Por supuesto que me sentí halagado pero su opinión no me pareció del todo correcta. Al fin y al cabo lo único que había leído recientemente de Julio Ramón eran esas pocas páginas de su Antología.
Si hubiese alguna influencia en ese cuento, tendría que ser la del librito de crónicas imaginarias de Juan Villoro llamado Tiempo transcurrido porque después de leerlo, mientras me hamaqueaba frente al sol y el mar de Tanaka, recuerdo haber empezado a jugar con la idea de retratar ese momento épico en que mi padre y el padre de mis vecinos, los Durojeanni, entraron entre los maizales de la entonces casi despoblada Avenida Javier Prado Este, haciéndose camino a machetazos hasta el terreno donde se construiría nuestra urbanización.
Sin embargo unos días después, este profesor que me había sacado en cara la influencia de Ribeyro, me encontró en el pasillo de Lehman College para darme las fotocopias de ese cuento que a él tanto le gustaba y que era el que más le recordaba el estilo de mi cuento Los Duros. El cuento de Ribeyro se llamaba Los eucaliptos.

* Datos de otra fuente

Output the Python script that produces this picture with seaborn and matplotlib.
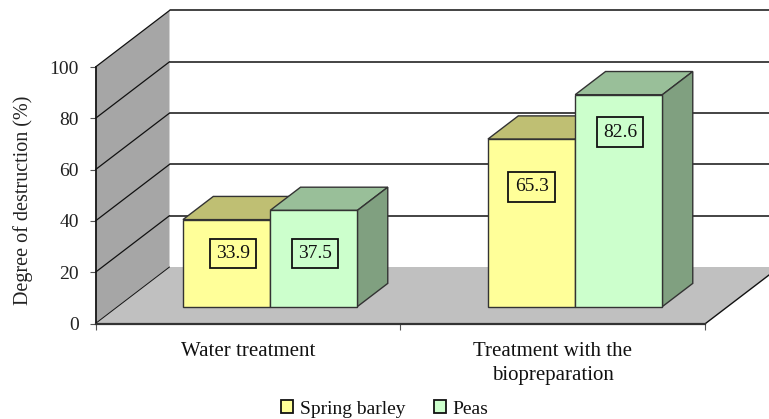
import matplotlib
matplotlib.use("Agg")
import matplotlib.pyplot as plt
import pandas as pd
import seaborn as sns
from matplotlib.patches import Polygon

# --- DADOS ---
treatments = ["Water treatment", "Treatment with the\nbiopreparation"]
crops = ["Spring barley", "Peas"]
barley_values = [33.9, 65.3]
peas_values = [37.5, 82.6]
y_ticks = [0, 20, 40, 60, 80, 100]

# --- ESTILO ---
front_colors = {"Spring barley": "#FFFF99", "Peas": "#CCFFCC"}
top_colors = {"Spring barley": "#BFBF73", "Peas": "#99BF99"}
side_colors = {"Spring barley": "#808050", "Peas": "#80A080"}
label_nudges = [[(6.4, 9.6), (0, 36)], [(1.5, 5), (1, 68.5)]]  # pixels, por serie

W, H = 769, 419
LEFT, RIGHT, BOTTOM, TOP = 95.5, 705.5, 323.5, 67
WALL_DX = 74 / (RIGHT - LEFT) * 2        # profundidade total em unidades de x
WALL_DY = 56.5 / (BOTTOM - TOP) * 100    # profundidade total em unidades de y
BAR_START = 0.30
BAR_DEPTH = 0.41

sns.set_theme(style="ticks")
plt.rcParams["font.family"] = ["Liberation Serif", "DejaVu Serif"]


def proj(x, y, d):
    """Projecao obliqua: d=0 plano da frente, d=1 parede do fundo."""
    return (x + d * WALL_DX, y + d * WALL_DY)


df = pd.DataFrame({
    "treatment": treatments * 2,
    "crop": [crops[0]] * 2 + [crops[1]] * 2,
    "value": barley_values + peas_values,
})

fig = plt.figure(figsize=(W / 100, H / 100), dpi=100)
ax = fig.add_axes([LEFT / W, 1 - BOTTOM / H, (RIGHT - LEFT) / W, (BOTTOM - TOP) / H])
ax.patch.set_visible(False)

sns.barplot(data=df, x="treatment", y="value", hue="crop", palette=front_colors,
            width=0.572, gap=0, saturation=1, edgecolor="#333333", linewidth=1,
            ax=ax, zorder=5)
ax.set_xlim(-0.5, 1.5)
ax.set_ylim(0, 100)

# paredes e chao
ax.add_patch(Polygon([proj(-0.5, 0, 0), proj(-0.5, 100, 0), proj(-0.5, 100, 1), proj(-0.5, 0, 1)],
                     facecolor="#A6A6A6", edgecolor="none", clip_on=False, zorder=1))
ax.add_patch(Polygon([proj(-0.5, 0, 0), proj(1.5, 0, 0), proj(1.5, 0, 1), proj(-0.5, 0, 1)],
                     facecolor="#C0C0C0", edgecolor="none", clip_on=False, zorder=1))
for tick in y_ticks:
    xs, ys = zip(proj(-0.5, tick, 0), proj(-0.5, tick, 1))
    ax.plot(xs, ys, color="#111111", lw=0.9 if tick else 0.7, clip_on=False, zorder=2)
    if tick:
        xs, ys = zip(proj(-0.5, tick, 1), proj(1.5, tick, 1))
        ax.plot(xs, ys, color="#111111", lw=1.1, clip_on=False, zorder=2)
xs, ys = zip(proj(1.5, 0, 0), proj(1.5, 0, 1))
ax.plot(xs, ys, color="#111111", lw=1, clip_on=False, zorder=2)

# barras 3D a partir das barras do seaborn
for s, container in enumerate(ax.containers):
    crop = crops[s]
    for c, bar in enumerate(container):
        x0 = bar.get_x() + BAR_START * WALL_DX
        base = BAR_START * WALL_DY
        w, h = bar.get_width(), bar.get_height()
        bar.set_x(x0)
        bar.set_y(base)
        bar.set_clip_on(False)
        bar.set_zorder(5 + 2 * s)
        top = [(x0, base + h), (x0 + w, base + h),
               proj(x0 + w, base + h, BAR_DEPTH), proj(x0, base + h, BAR_DEPTH)]
        side = [(x0 + w, base), (x0 + w, base + h),
                proj(x0 + w, base + h, BAR_DEPTH), proj(x0 + w, base, BAR_DEPTH)]
        ax.add_patch(Polygon(top, facecolor=top_colors[crop], edgecolor="#333333", lw=1,
                             clip_on=False, zorder=4 + 2 * s))
        ax.add_patch(Polygon(side, facecolor=side_colors[crop], edgecolor="#333333", lw=1,
                             clip_on=False, zorder=4 + 2 * s))
        nudge = label_nudges[s][c]
        ax.annotate(f"{h:.1f}", (x0 + w / 2, base + h / 2), xytext=nudge,
                    textcoords="offset pixels", ha="center", va="center",
                    fontsize=14, color="#111111", zorder=10,
                    bbox=dict(boxstyle="square,pad=0.32", facecolor=front_colors[crop],
                              edgecolor="#111111", lw=1.3))

# eixos
sns.despine(ax=ax, top=True, right=True)
ax.spines["left"].set_color("#111111")
ax.spines["bottom"].set_color("#333333")
ax.spines["bottom"].set_linewidth(1.6)
ax.spines["bottom"].set_zorder(3)
ax.spines["left"].set_zorder(3)
ax.set_yticks(y_ticks)
ax.tick_params(axis="y", labelsize=14, length=4, width=0.8, color="#555555",
               labelcolor="#222222", pad=8)
ax.set_xticks([-0.5, 0.5, 1.5])
ax.set_xticklabels([])
ax.set_xticks([0, 1], labels=treatments, minor=True)
ax.tick_params(axis="x", which="major", length=4, width=0.8, color="#555555")
ax.tick_params(axis="x", which="minor", length=0, labelsize=15, pad=13, labelcolor="#111111")
for label in ax.get_xticklabels(minor=True):
    label.set_linespacing(1.42)
ax.set_xlabel("")
ax.set_ylabel("")
fig.text(23 / W, 1 - 200 / H, "Degree of destruction (%)", rotation=90, ha="center",
         va="center", fontsize=14.5, color="#222222")

handles, labels = ax.get_legend_handles_labels()
for handle in handles:
    handle.set_edgecolor("#111111")
    handle.set_linewidth(1.3)
ax.legend(handles, labels, loc="center", bbox_to_anchor=(385 / W, 1 - 409 / H),
          bbox_transform=fig.transFigure, ncol=2, frameon=False, fontsize=14,
          handlelength=0.6, handleheight=0.6, handletextpad=0.35, columnspacing=1.5,
          borderpad=0, labelcolor="#111111")

fig.savefig("out.png", dpi=100)
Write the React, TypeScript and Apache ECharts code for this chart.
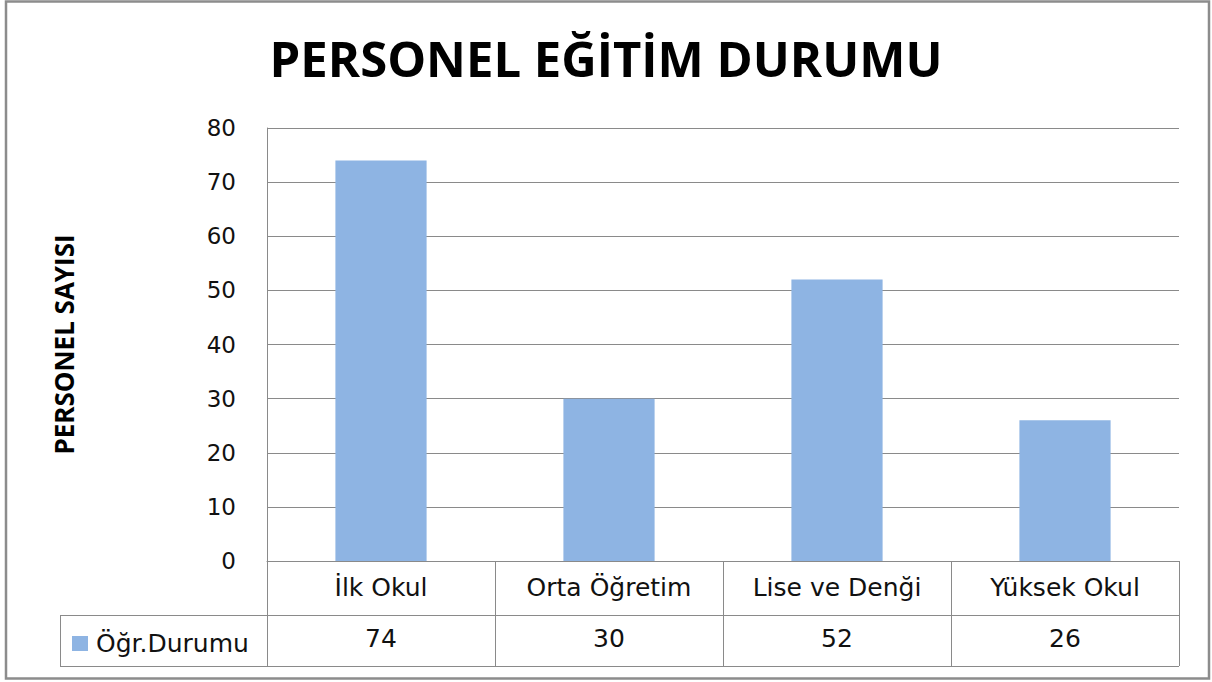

Me encerré en mi despacho a leerlo.
Y allí estaba: toda la influencia de un cuento que yo no había leído jamás. Un cuento bellísimo, casi un poema escrito en prosa que tocaba el tema de la transformación de la ciudad de Lima, de las calles y de los personajes que se había atragantado la metrópoli mientras crecía de manera vertiginosa. Allí estaba la clase media limeña lidiando con la hora peruana, la informalidad, la diferencia de clases y la amistad al lado de las huacas, del mar y entre los árboles.
Así que cuando hace una semana decidí prepararles a mis estudiantes de español una clase de comprensión de lectura, no solo escogí un cuento de Ribeyro («El banquete»), sino que durante muchas horas me dediqué a recopilar fotos, videos e información sobre Julio Ramón Ribeyro. Leí todo lo que encontré de su obra en Internet, las muchas reseñas de todo tipo; y me encargué a Lima los dos tomos de La palabra del mudo.
En muchas de las fotos que escogí para las diapositivas que presenté ante mis estudiantes en la clase, Ribeyro sale con su amigo el cigarrillo, en otras con su amante: la máquina de escribir. En muchas de las fotos él mira a la cámara como si mirara a otro lado, como ese personaje de Los eucaliptos que observa pensativo la calle de un barrio que se ha transformado para siempre frente a sus ojos.
Y me pregunto si así miraré yo a Lima. Con esos ojos que por más que quisieran no podrían olvidar.